::: Given data :::

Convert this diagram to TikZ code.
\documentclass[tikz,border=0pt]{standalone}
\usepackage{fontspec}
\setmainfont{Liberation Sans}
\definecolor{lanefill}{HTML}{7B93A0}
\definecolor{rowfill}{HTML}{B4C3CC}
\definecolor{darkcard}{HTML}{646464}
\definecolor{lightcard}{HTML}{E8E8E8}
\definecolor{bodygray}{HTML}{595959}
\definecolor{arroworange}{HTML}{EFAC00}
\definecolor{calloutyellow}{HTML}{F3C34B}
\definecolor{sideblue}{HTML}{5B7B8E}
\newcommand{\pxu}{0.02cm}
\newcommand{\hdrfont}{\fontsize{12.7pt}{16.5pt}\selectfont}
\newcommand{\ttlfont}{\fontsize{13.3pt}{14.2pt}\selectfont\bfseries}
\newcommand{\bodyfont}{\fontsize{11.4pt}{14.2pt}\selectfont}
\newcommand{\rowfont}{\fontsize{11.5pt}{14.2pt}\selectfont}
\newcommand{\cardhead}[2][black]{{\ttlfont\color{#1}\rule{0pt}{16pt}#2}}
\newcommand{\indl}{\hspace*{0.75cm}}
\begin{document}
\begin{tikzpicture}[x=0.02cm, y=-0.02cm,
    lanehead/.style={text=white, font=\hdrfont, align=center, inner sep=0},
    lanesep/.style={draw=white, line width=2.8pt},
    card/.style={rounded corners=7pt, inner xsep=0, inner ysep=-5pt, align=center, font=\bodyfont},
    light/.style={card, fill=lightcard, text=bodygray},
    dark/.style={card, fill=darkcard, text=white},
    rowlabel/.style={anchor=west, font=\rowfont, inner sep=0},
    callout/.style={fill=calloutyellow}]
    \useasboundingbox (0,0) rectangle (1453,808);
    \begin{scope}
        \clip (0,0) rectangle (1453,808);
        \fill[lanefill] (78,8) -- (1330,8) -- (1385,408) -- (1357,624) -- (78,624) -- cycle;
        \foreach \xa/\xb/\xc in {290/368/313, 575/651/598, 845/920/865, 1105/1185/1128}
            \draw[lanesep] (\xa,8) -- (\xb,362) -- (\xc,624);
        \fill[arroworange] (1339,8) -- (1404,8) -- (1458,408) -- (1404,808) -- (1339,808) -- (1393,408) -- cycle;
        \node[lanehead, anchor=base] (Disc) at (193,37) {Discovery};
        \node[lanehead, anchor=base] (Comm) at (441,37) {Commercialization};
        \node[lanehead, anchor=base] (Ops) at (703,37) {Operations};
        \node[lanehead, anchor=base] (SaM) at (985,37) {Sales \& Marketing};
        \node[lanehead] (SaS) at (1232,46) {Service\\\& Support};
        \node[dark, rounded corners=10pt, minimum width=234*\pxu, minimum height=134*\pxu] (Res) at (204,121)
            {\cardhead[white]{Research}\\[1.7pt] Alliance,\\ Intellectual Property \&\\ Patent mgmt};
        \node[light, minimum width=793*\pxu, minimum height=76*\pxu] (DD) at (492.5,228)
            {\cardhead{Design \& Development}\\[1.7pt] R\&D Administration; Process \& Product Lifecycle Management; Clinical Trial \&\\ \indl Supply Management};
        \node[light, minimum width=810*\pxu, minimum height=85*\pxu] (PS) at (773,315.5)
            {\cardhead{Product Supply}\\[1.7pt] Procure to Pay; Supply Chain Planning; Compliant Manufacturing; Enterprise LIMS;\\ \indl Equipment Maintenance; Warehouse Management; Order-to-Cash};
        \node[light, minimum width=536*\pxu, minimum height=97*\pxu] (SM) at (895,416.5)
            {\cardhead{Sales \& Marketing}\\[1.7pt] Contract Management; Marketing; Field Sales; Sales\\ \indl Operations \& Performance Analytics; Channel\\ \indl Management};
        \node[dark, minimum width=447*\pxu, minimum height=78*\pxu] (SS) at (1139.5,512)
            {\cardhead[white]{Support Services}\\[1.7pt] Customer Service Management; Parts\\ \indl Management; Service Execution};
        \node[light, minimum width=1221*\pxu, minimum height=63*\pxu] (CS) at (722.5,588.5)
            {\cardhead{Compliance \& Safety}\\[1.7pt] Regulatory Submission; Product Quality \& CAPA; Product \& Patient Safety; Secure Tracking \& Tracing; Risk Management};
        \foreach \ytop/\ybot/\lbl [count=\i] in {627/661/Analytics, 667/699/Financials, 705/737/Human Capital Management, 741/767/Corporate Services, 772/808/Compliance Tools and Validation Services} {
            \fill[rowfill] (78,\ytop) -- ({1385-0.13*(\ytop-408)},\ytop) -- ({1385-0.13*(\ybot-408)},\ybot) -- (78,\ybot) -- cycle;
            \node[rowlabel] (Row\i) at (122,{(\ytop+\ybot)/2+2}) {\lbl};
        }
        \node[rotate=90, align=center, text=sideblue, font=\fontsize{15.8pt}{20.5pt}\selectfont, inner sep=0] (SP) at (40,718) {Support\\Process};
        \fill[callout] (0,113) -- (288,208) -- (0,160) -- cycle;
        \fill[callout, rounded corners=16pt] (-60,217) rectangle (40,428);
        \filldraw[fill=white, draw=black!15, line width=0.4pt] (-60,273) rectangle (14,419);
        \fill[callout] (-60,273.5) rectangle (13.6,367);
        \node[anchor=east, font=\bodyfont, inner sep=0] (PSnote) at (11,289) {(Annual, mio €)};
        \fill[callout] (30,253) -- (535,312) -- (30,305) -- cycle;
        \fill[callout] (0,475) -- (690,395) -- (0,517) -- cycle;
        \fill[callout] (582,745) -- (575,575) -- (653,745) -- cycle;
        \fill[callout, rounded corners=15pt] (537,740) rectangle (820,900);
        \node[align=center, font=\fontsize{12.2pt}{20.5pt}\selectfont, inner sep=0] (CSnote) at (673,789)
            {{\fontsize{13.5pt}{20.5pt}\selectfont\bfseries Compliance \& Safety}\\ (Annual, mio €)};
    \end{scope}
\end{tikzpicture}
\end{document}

:::

Transcribe the material above in its entirety. Match it exactly.

_Response below_:
Convert this diagram to TikZ code.
\documentclass[tikz,border=0pt]{standalone}
\usepackage{fontspec}
\setmainfont{Liberation Sans}
\definecolor{lanefill}{HTML}{7B93A0}
\definecolor{rowfill}{HTML}{B4C3CC}
\definecolor{darkcard}{HTML}{646464}
\definecolor{lightcard}{HTML}{E8E8E8}
\definecolor{bodygray}{HTML}{595959}
\definecolor{arroworange}{HTML}{EFAC00}
\definecolor{calloutyellow}{HTML}{F3C34B}
\definecolor{sideblue}{HTML}{5B7B8E}
\newcommand{\pxu}{0.02cm}
\newcommand{\hdrfont}{\fontsize{12.7pt}{16.5pt}\selectfont}
\newcommand{\ttlfont}{\fontsize{13.3pt}{14.2pt}\selectfont\bfseries}
\newcommand{\bodyfont}{\fontsize{11.4pt}{14.2pt}\selectfont}
\newcommand{\rowfont}{\fontsize{11.5pt}{14.2pt}\selectfont}
\newcommand{\cardhead}[2][black]{{\ttlfont\color{#1}\rule{0pt}{16pt}#2}}
\newcommand{\indl}{\hspace*{0.75cm}}
\begin{document}
\begin{tikzpicture}[x=0.02cm, y=-0.02cm,
    lanehead/.style={text=white, font=\hdrfont, align=center, inner sep=0},
    lanesep/.style={draw=white, line width=2.8pt},
    card/.style={rounded corners=7pt, inner xsep=0, inner ysep=-5pt, align=center, font=\bodyfont},
    light/.style={card, fill=lightcard, text=bodygray},
    dark/.style={card, fill=darkcard, text=white},
    rowlabel/.style={anchor=west, font=\rowfont, inner sep=0},
    callout/.style={fill=calloutyellow}]
    \useasboundingbox (0,0) rectangle (1453,808);
    \begin{scope}
        \clip (0,0) rectangle (1453,808);
        \fill[lanefill] (78,8) -- (1330,8) -- (1385,408) -- (1357,624) -- (78,624) -- cycle;
        \foreach \xa/\xb/\xc in {290/368/313, 575/651/598, 845/920/865, 1105/1185/1128}
            \draw[lanesep] (\xa,8) -- (\xb,362) -- (\xc,624);
        \fill[arroworange] (1339,8) -- (1404,8) -- (1458,408) -- (1404,808) -- (1339,808) -- (1393,408) -- cycle;
        \node[lanehead, anchor=base] (Disc) at (193,37) {Discovery};
        \node[lanehead, anchor=base] (Comm) at (441,37) {Commercialization};
        \node[lanehead, anchor=base] (Ops) at (703,37) {Operations};
        \node[lanehead, anchor=base] (SaM) at (985,37) {Sales \& Marketing};
        \node[lanehead] (SaS) at (1232,46) {Service\\\& Support};
        \node[dark, rounded corners=10pt, minimum width=234*\pxu, minimum height=134*\pxu] (Res) at (204,121)
            {\cardhead[white]{Research}\\[1.7pt] Alliance,\\ Intellectual Property \&\\ Patent mgmt};
        \node[light, minimum width=793*\pxu, minimum height=76*\pxu] (DD) at (492.5,228)
            {\cardhead{Design \& Development}\\[1.7pt] R\&D Administration; Process \& Product Lifecycle Management; Clinical Trial \&\\ \indl Supply Management};
        \node[light, minimum width=810*\pxu, minimum height=85*\pxu] (PS) at (773,315.5)
            {\cardhead{Product Supply}\\[1.7pt] Procure to Pay; Supply Chain Planning; Compliant Manufacturing; Enterprise LIMS;\\ \indl Equipment Maintenance; Warehouse Management; Order-to-Cash};
        \node[light, minimum width=536*\pxu, minimum height=97*\pxu] (SM) at (895,416.5)
            {\cardhead{Sales \& Marketing}\\[1.7pt] Contract Management; Marketing; Field Sales; Sales\\ \indl Operations \& Performance Analytics; Channel\\ \indl Management};
        \node[dark, minimum width=447*\pxu, minimum height=78*\pxu] (SS) at (1139.5,512)
            {\cardhead[white]{Support Services}\\[1.7pt] Customer Service Management; Parts\\ \indl Management; Service Execution};
        \node[light, minimum width=1221*\pxu, minimum height=63*\pxu] (CS) at (722.5,588.5)
            {\cardhead{Compliance \& Safety}\\[1.7pt] Regulatory Submission; Product Quality \& CAPA; Product \& Patient Safety; Secure Tracking \& Tracing; Risk Management};
        \foreach \ytop/\ybot/\lbl [count=\i] in {627/661/Analytics, 667/699/Financials, 705/737/Human Capital Management, 741/767/Corporate Services, 772/808/Compliance Tools and Validation Services} {
            \fill[rowfill] (78,\ytop) -- ({1385-0.13*(\ytop-408)},\ytop) -- ({1385-0.13*(\ybot-408)},\ybot) -- (78,\ybot) -- cycle;
            \node[rowlabel] (Row\i) at (122,{(\ytop+\ybot)/2+2}) {\lbl};
        }
        \node[rotate=90, align=center, text=sideblue, font=\fontsize{15.8pt}{20.5pt}\selectfont, inner sep=0] (SP) at (40,718) {Support\\Process};
        \fill[callout] (0,113) -- (288,208) -- (0,160) -- cycle;
        \fill[callout, rounded corners=16pt] (-60,217) rectangle (40,428);
        \filldraw[fill=white, draw=black!15, line width=0.4pt] (-60,273) rectangle (14,419);
        \fill[callout] (-60,273.5) rectangle (13.6,367);
        \node[anchor=east, font=\bodyfont, inner sep=0] (PSnote) at (11,289) {(Annual, mio €)};
        \fill[callout] (30,253) -- (535,312) -- (30,305) -- cycle;
        \fill[callout] (0,475) -- (690,395) -- (0,517) -- cycle;
        \fill[callout] (582,745) -- (575,575) -- (653,745) -- cycle;
        \fill[callout, rounded corners=15pt] (537,740) rectangle (820,900);
        \node[align=center, font=\fontsize{12.2pt}{20.5pt}\selectfont, inner sep=0] (CSnote) at (673,789)
            {{\fontsize{13.5pt}{20.5pt}\selectfont\bfseries Compliance \& Safety}\\ (Annual, mio €)};
    \end{scope}
\end{tikzpicture}
\end{document}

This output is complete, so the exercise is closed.